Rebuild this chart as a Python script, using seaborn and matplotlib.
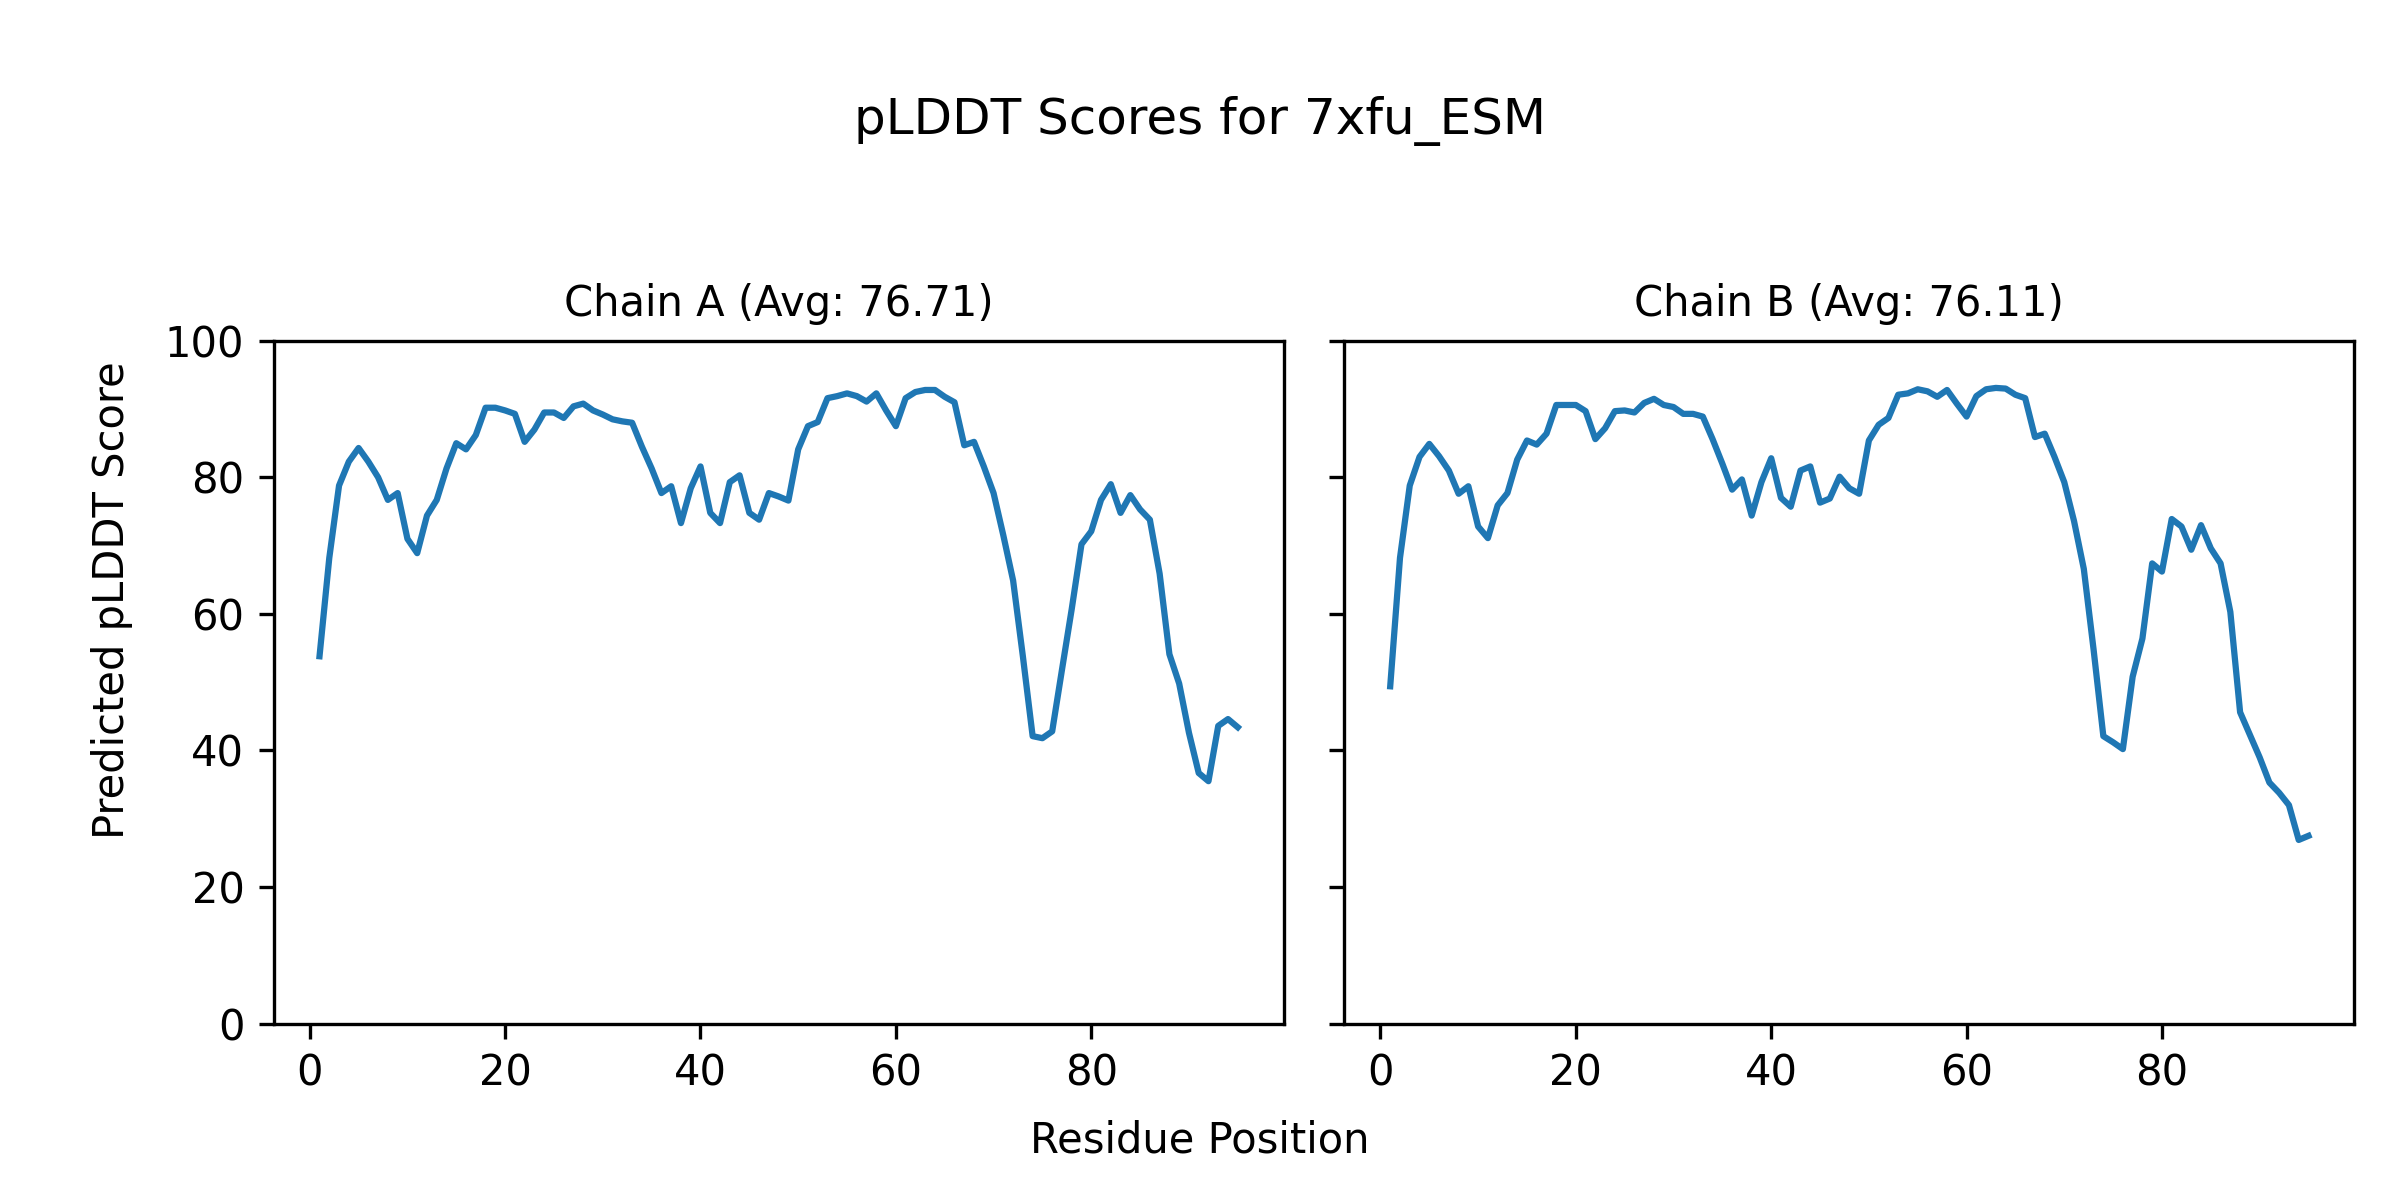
import pandas as pd
from matplotlib import pyplot as plt
import seaborn as sns

protein_name = "7xfu_ESM"

chain_a_scores = [53.8, 68.2, 78.8, 82.3, 84.3, 82.3, 80.0, 76.7, 77.7, 71.0,
                  68.9, 74.4, 76.7, 81.3, 85.0, 84.1, 86.2, 90.2, 90.2, 89.8,
                  89.3, 85.2, 87.0, 89.5, 89.5, 88.7, 90.4, 90.8, 89.8, 89.2,
                  88.5, 88.2, 88.0, 84.5, 81.3, 77.7, 78.7, 73.3, 78.4, 81.6,
                  74.8, 73.3, 79.3, 80.3, 74.8, 73.8, 77.7, 77.2, 76.6, 84.1,
                  87.5, 88.1, 91.6, 91.9, 92.3, 91.9, 91.1, 92.3, 89.8, 87.5,
                  91.6, 92.5, 92.8, 92.8, 91.8, 91.0, 84.7, 85.2, 81.6, 77.7,
                  71.5, 64.9, 53.8, 42.1, 41.8, 42.8, 51.8, 60.7, 70.2, 72.1,
                  76.7, 79.0, 74.8, 77.4, 75.3, 73.8, 65.9, 54.1, 49.8, 42.6,
                  36.7, 35.5, 43.6, 44.6, 43.4]

chain_b_scores = [49.4, 68.2, 78.8, 83.0, 84.9, 83.1, 81.0, 77.6, 78.7, 72.8,
                  71.1, 75.9, 77.7, 82.6, 85.4, 84.8, 86.4, 90.6, 90.6, 90.6,
                  89.7, 85.6, 87.2, 89.7, 89.8, 89.5, 90.9, 91.5, 90.6, 90.3,
                  89.3, 89.3, 88.9, 85.6, 82.0, 78.2, 79.7, 74.4, 79.3, 82.8,
                  77.0, 75.7, 81.0, 81.6, 76.3, 76.9, 80.1, 78.4, 77.6, 85.4,
                  87.7, 88.7, 92.1, 92.3, 92.9, 92.6, 91.8, 92.8, 90.8, 88.9,
                  91.9, 92.9, 93.1, 93.0, 92.1, 91.6, 85.9, 86.4, 83.0, 79.3,
                  73.6, 66.6, 54.8, 42.1, 41.2, 40.2, 50.8, 56.4, 67.4, 66.2,
                  73.9, 72.8, 69.4, 73.0, 69.6, 67.4, 60.3, 45.6, 42.3, 39.0,
                  35.3, 33.8, 32.0, 26.9, 27.5]

chain_names = ["A", "B"]
chain_avgs = [76.71, 76.11]

chains = {"A": chain_a_scores, "B": chain_b_scores}

fig, axes = plt.subplots(1, 2, figsize=(8, 4), dpi=300, sharey=True)
for ax, name, avg in zip(axes, chain_names, chain_avgs):
    scores = chains[name]
    df = pd.DataFrame({"Residue": range(1, len(scores) + 1), "pLDDT": scores})
    sns.lineplot(data=df, x="Residue", y="pLDDT", ax=ax, color="#1f77b4", linewidth=1.5)
    ax.set_title(f"Chain {name} (Avg: {avg:.2f})", fontsize=10)
    ax.set_xlabel("")
    ax.set_ylabel("")
    ax.set_ylim(0, 100)

fig.suptitle(f"pLDDT Scores for {protein_name}", fontsize=12, y=0.92)
fig.supxlabel("Residue Position", fontsize=10, y=0.032)
fig.supylabel("Predicted pLDDT Score", fontsize=10, x=0.038)
plt.subplots_adjust(left=0.114, right=0.981, bottom=0.147, top=0.716, wspace=0.06)
plt.savefig("out.png", dpi=300)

□ □ □

* [What needs to be done]:
Copy the material above exactly and drop the pictures.

* [Result of the exercise]:
Rebuild this chart as a Python script, using seaborn and matplotlib.
import pandas as pd
from matplotlib import pyplot as plt
import seaborn as sns

protein_name = "7xfu_ESM"

chain_a_scores = [53.8, 68.2, 78.8, 82.3, 84.3, 82.3, 80.0, 76.7, 77.7, 71.0,
                  68.9, 74.4, 76.7, 81.3, 85.0, 84.1, 86.2, 90.2, 90.2, 89.8,
                  89.3, 85.2, 87.0, 89.5, 89.5, 88.7, 90.4, 90.8, 89.8, 89.2,
                  88.5, 88.2, 88.0, 84.5, 81.3, 77.7, 78.7, 73.3, 78.4, 81.6,
                  74.8, 73.3, 79.3, 80.3, 74.8, 73.8, 77.7, 77.2, 76.6, 84.1,
                  87.5, 88.1, 91.6, 91.9, 92.3, 91.9, 91.1, 92.3, 89.8, 87.5,
                  91.6, 92.5, 92.8, 92.8, 91.8, 91.0, 84.7, 85.2, 81.6, 77.7,
                  71.5, 64.9, 53.8, 42.1, 41.8, 42.8, 51.8, 60.7, 70.2, 72.1,
                  76.7, 79.0, 74.8, 77.4, 75.3, 73.8, 65.9, 54.1, 49.8, 42.6,
                  36.7, 35.5, 43.6, 44.6, 43.4]

chain_b_scores = [49.4, 68.2, 78.8, 83.0, 84.9, 83.1, 81.0, 77.6, 78.7, 72.8,
                  71.1, 75.9, 77.7, 82.6, 85.4, 84.8, 86.4, 90.6, 90.6, 90.6,
                  89.7, 85.6, 87.2, 89.7, 89.8, 89.5, 90.9, 91.5, 90.6, 90.3,
                  89.3, 89.3, 88.9, 85.6, 82.0, 78.2, 79.7, 74.4, 79.3, 82.8,
                  77.0, 75.7, 81.0, 81.6, 76.3, 76.9, 80.1, 78.4, 77.6, 85.4,
                  87.7, 88.7, 92.1, 92.3, 92.9, 92.6, 91.8, 92.8, 90.8, 88.9,
                  91.9, 92.9, 93.1, 93.0, 92.1, 91.6, 85.9, 86.4, 83.0, 79.3,
                  73.6, 66.6, 54.8, 42.1, 41.2, 40.2, 50.8, 56.4, 67.4, 66.2,
                  73.9, 72.8, 69.4, 73.0, 69.6, 67.4, 60.3, 45.6, 42.3, 39.0,
                  35.3, 33.8, 32.0, 26.9, 27.5]

chain_names = ["A", "B"]
chain_avgs = [76.71, 76.11]

chains = {"A": chain_a_scores, "B": chain_b_scores}

fig, axes = plt.subplots(1, 2, figsize=(8, 4), dpi=300, sharey=True)
for ax, name, avg in zip(axes, chain_names, chain_avgs):
    scores = chains[name]
    df = pd.DataFrame({"Residue": range(1, len(scores) + 1), "pLDDT": scores})
    sns.lineplot(data=df, x="Residue", y="pLDDT", ax=ax, color="#1f77b4", linewidth=1.5)
    ax.set_title(f"Chain {name} (Avg: {avg:.2f})", fontsize=10)
    ax.set_xlabel("")
    ax.set_ylabel("")
    ax.set_ylim(0, 100)

fig.suptitle(f"pLDDT Scores for {protein_name}", fontsize=12, y=0.92)
fig.supxlabel("Residue Position", fontsize=10, y=0.032)
fig.supylabel("Predicted pLDDT Score", fontsize=10, x=0.038)
plt.subplots_adjust(left=0.114, right=0.981, bottom=0.147, top=0.716, wspace=0.06)
plt.savefig("out.png", dpi=300)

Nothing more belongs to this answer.